SectionUpdated April 16, 2026

    FAR 42.1601General.

    Plain-English Summary

    FAR 42.1601 establishes a prompt-response expectation for contracting officers when they receive a written request from a small business concern about a contract administration matter. It requires the contracting officer to make every reasonable effort to respond in writing within 30 days, and if a full response cannot be provided in that time, to send a written notice within the 30-day period stating the specific date the response is expected. The section is limited to contract administration matters and does not apply to requests for a contracting officer’s final decision under the Contract Disputes Act (41 U.S.C. chapter 71). In practice, this rule is meant to improve communication, reduce delay, and give small businesses timely visibility into how their administrative concerns are being handled. It also creates a clear documentation requirement for contracting officers, so they cannot simply let a request sit unanswered without either responding or providing a firm expected response date. For contractors, it provides a procedural protection and a basis to expect timely written engagement on non-dispute administrative issues.

    Key Rules

    Prompt written response

    The contracting officer must make every reasonable effort to respond in writing within 30 days to a written request from a small business concern. The rule is about responsiveness, not just acknowledgment, and it applies only to written requests.

    Extension notice required

    If the contracting officer cannot provide the full response within 30 days, the contracting officer must send a written notice within that same 30-day period. The notice must state the specific date when the contracting officer expects to respond.

    Small business requests only

    This provision applies specifically to written requests from a small business concern. Requests from other entities are not covered by this section, although other communication standards may still apply.

    Contract administration matters only

    The request must concern a contract administration matter, meaning an issue arising in the administration of the contract rather than a broader legal claim or dispute. The section is intended to address routine administrative communications, not formal dispute processing.

    No overlap with CDA decisions

    The rule does not apply to a request for a contracting officer decision under the Contract Disputes Act. If the matter is a CDA claim or requires a formal final decision, the procedures and timelines of the disputes statute control instead.

    Responsibilities

    Contracting Officer

    Review written requests from small business concerns about contract administration matters and make every reasonable effort to provide a written response within 30 days. If a full response cannot be completed in that period, send a written notice within the 30 days identifying the specific date the response is expected.

    Small Business Concern

    Submit requests in writing and ensure the request concerns a contract administration matter if it expects the protections of this section to apply. If the issue is actually a CDA claim or request for a contracting officer decision, use the disputes process instead of relying on this provision.
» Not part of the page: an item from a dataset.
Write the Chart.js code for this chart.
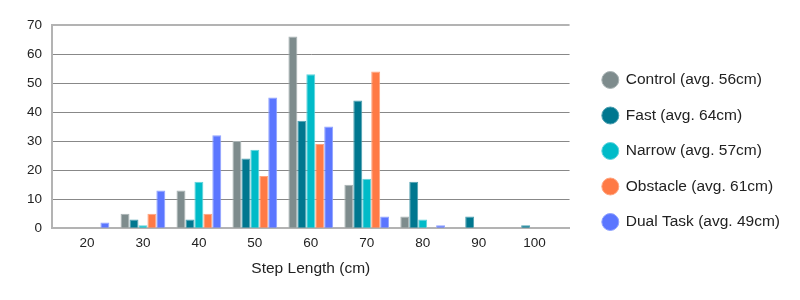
<!DOCTYPE html>
<html>
<head>
<meta charset="utf-8">
<script src="https://cdn.jsdelivr.net/npm/chart.js@4"></script>
<style>
  html, body { margin: 0; padding: 0; background: #fff; }
  #wrap { width: 800px; height: 300px; }
</style>
</head>
<body>
<div id="wrap"><canvas id="chart"></canvas></div>
<script>
const bins = [20, 30, 40, 50, 60, 70, 80, 90, 100];

const control = [0, 5, 13, 30, 66, 15, 4, 0, 0];
const fast = [0, 3, 3, 24, 37, 44, 16, 4, 1];
const narrow = [0, 1, 16, 27, 53, 17, 3, 0, 0];
const obstacle = [0, 5, 5, 18, 29, 54, 0, 0, 0];
const dualTask = [2, 13, 32, 45, 35, 4, 1, 0, 0];

const names = ['Control (avg. 56cm)', 'Fast (avg. 64cm)', 'Narrow (avg. 57cm)', 'Obstacle (avg. 61cm)', 'Dual Task (avg. 49cm)'];
const colors = ['#7e8c8d', '#00778f', '#00bbc8', '#ff7a45', '#5b76ff'];
const edges = ['#a9b3b4', '#4d9fb0', '#5fd3dc', '#ffa47f', '#8fa2ff'];

const font = 'Liberation Sans, Arial, sans-serif';

function toPoints(values) {
  return values.map((v, i) => ({ x: bins[i], y: v }));
}

const series = [control, fast, narrow, obstacle, dualTask];

const data = {
  datasets: series.map((s, i) => ({
    label: names[i],
    data: toPoints(s),
    backgroundColor: colors[i],
    borderColor: edges[i],
    borderWidth: 1,
    borderSkipped: 'start',
    categoryPercentage: 0.8,
    barPercentage: 1.0,
  })),
};

// the legend box is normally capped at a quarter of the width, let it take what it needs
const wideLegend = {
  id: 'wideLegend',
  afterInit(chart) {
    const lg = chart.legend;
    const update = lg.update.bind(lg);
    lg.update = (w, h, m) => update(260, h, m);
  },
};

const ctx = document.getElementById('chart').getContext('2d');

new Chart(ctx, {
  type: 'bar',
  data: data,
  plugins: [wideLegend],
  options: {
    responsive: true,
    maintainAspectRatio: false,
    animation: false,
    layout: {
      padding: { top: 19, right: 10, bottom: 17, left: 17 },
    },
    plugins: {
      tooltip: { enabled: false },
      legend: {
        position: 'right',
        labels: {
          usePointStyle: true,
          pointStyle: 'circle',
          boxWidth: 17,
          boxHeight: 12,
          padding: 20,
          color: '#222',
          font: { family: font, size: 15.5 },
        },
      },
    },
    scales: {
      x: {
        type: 'linear',
        min: 13.75,
        max: 106.25,
        offset: false,
        grid: { display: false, drawTicks: false },
        border: { display: true, color: '#b3b3b3', width: 2 },
        ticks: {
          stepSize: 10,
          includeBounds: false,
          padding: 7,
          color: '#222',
          font: { family: font, size: 13.5 },
        },
        title: {
          display: true,
          text: 'Step Length (cm)',
          color: '#222',
          padding: { top: 1, bottom: 5 },
          font: { family: font, size: 15.5 },
        },
      },
      y: {
        min: 0,
        max: 70,
        grid: {
          drawTicks: false,
          color: c => (c.tick && (c.tick.value === 70 || c.tick.value === 0)) ? '#b3b3b3' : '#888888',
          lineWidth: c => (c.tick && c.tick.value === 70) ? 2 : 1,
        },
        border: { display: true, color: '#b3b3b3', width: 2 },
        ticks: {
          stepSize: 10,
          padding: 10,
          color: '#222',
          font: { family: font, size: 13.5 },
        },
      },
      gap: {
        position: 'right',
        display: true,
        grid: { display: false },
        border: { display: false },
        ticks: { display: false },
        afterFit: s => { s.width = 13; },
      },
      gapTop: {
        position: 'top',
        display: true,
        grid: { display: false },
        border: { display: false },
        ticks: { display: false },
        afterFit: s => { s.height = 6; },
      },
    },
  },
});
</script>
</body>
</html>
    Agency/Contract Administration Staff

    Support timely tracking, routing, and drafting of responses so the contracting officer can meet the 30-day expectation or issue a timely extension notice. Maintain records of the request, the response, and any notice of expected response date.

    Practical Implications

    1

    Contracting officers should treat small business administrative requests as time-sensitive and document their efforts to respond within 30 days.

    2

    If more time is needed, silence is not an option; a written interim notice with a specific expected response date is required within the original 30-day window.

    3

    A common pitfall is misclassifying a CDA claim as a routine administrative request, or vice versa, which can lead to using the wrong process and missing statutory deadlines.

    4

    Small businesses should clearly label and frame requests as contract administration matters when that is the intent, and submit them in writing to trigger the rule.

    5

    This section is mainly about communication discipline: it does not guarantee a favorable outcome, but it does require timely written engagement and accountability.

    Official Regulatory Text

    The contracting officer shall make every reasonable effort to respond in writing within 30 days to any written request to the contracting officer from a small business concern with respect to a contract administration matter. In the event the contracting officer cannot respond to the request within the 30-day period, the contracting officer shall, within the period, transmit to the contractor a written notification of the specific date the contracting officer expects to respond. This provision shall not apply to a request for a contracting officer decision under 41 U.S.C. chapter 71 , Contract Disputes.